According to The Journal, Enck first noticed Car 20 through the dense fog at a distance of about 50 yards coming down a hill at a good rate of speed. “He quickly caught hold of the brake and controller and succeeded in stopping his car.”
The Journal reported that Bricker was struck in the face by the controller. The impact knocked Bricker down, and one of his feet got caught and jammed tightly in the step leading from the trolley car to the platform.
Enck worked hard to release Bricker and move him to safety. Bricker was then transported to Todd Hospital in Carlisle where his crushed left leg was amputated below the knee. A rumor had circulated that Bricker had died.
“He’s still living, although his condition is very precarious,” The Herald reported. “One side of the face was almost severed and after the amputation of his limb, he (Bricker) had to be tied down on his bed.”
A century ago, newspapers were far more graphic on the gory details of injuries and deaths suffered in accidents. Armon Ohrum, the motorman in Car No. 20, was badly injured. “The lobe of his ear was almost severed and he received an ugly cut on the neck,” The Sentinel reported. “His back is also injured and a rib is cracked.”
While Ohrum was a crewman with the trolley company, Nannie Park was a passenger on an early morning commute. “Her jaw was fractured and her arm was broken near the wrist,” The Sentinel reported.
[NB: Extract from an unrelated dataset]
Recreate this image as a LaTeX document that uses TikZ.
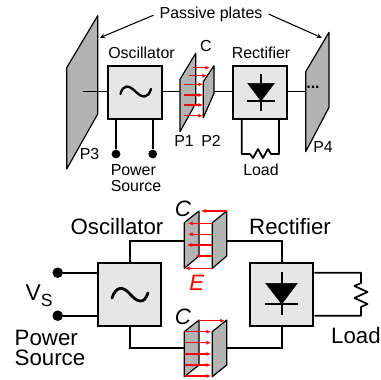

Historians C.L. Siebert Jr. and Richard H. Steinmetz included a chapter on accidents in their book “Valley Railways: Trolleys on Harrisburg’s West Shore.” The chapter included a summary of their findings based on research into the Oct. 19, 1902 head-on collision.
A conductor with the traction company, Enck started his day around 7 a.m. when he left Mechanicsburg in trolley Car No. 21. “It was customary for the conductor alone to bring the first car to Boiling Springs, where he picked up his motorman,” the chapter reads. “This day track boss Benjamin Bricker was aboard and ran the car for him (Enck).”
Meanwhile Parker Ohrum, Armon’s brother, started his day in Carlisle at 7 a.m. and was riding Car No. 20 to Boiling Springs where he was supposed to transfer to Car No. 21 and work the day as its motorman.
“When Enck reached Boiling Springs, the opposing car was not in sight,” the chapter reads. “Having no orders to the contrary, he (Enck) left Boiling Springs expecting to meet the eastbound car at the next passing track, midway between Boiling Springs and Carlisle. Meanwhile that car, No. 20, not having orders to pass at any particular point, advanced beyond this turnout.”
The Sentinel, in its coverage, reported that William Fisher was the conductor of Car No. 20 and that Parker Ohrum was a passenger, along with Nannie Park and her brother Bert Park. Soon after the accident, Parker Ohrum found a horse and rode to Carlisle to summon help from local physicians. Four doctors responded to the scene.
According to The Sentinel, Bert Park was badly shaken up in the collision while Enck, Parker Ohrum and Fisher suffered cuts to the head. The chapter of Valley Railways described several collisions and derailments involving trolleys.
The only fatal West Shore accident involving a trolley car passenger took place on March 16, 1914 where 32nd Street intersects with Simpson Ferry Road and the old Gettysburg Pike. The 7:30 p.m. trolley from Harrisburg was on its way to Mechanicsburg when a stone lodged against the right-hand rail, causing the front truck of the trolley car to derail and roll over onto its left side. Below is an excerpt from the book:
“Everyone aboard the car was injured to some extent except for (William Sherman, the motorman) who held on to the controls as the car turned over. Mrs. Isabelle Jones of Camp Hill was sitting beside her husband on the right side of the car, but as it rolled over she was thrown to the other side and through the window. The window frame caught her head under it as the car came to rest, killing her instantly. Eight others were injured. Two of the worse injured were taken to the hospital in Harrisburg.”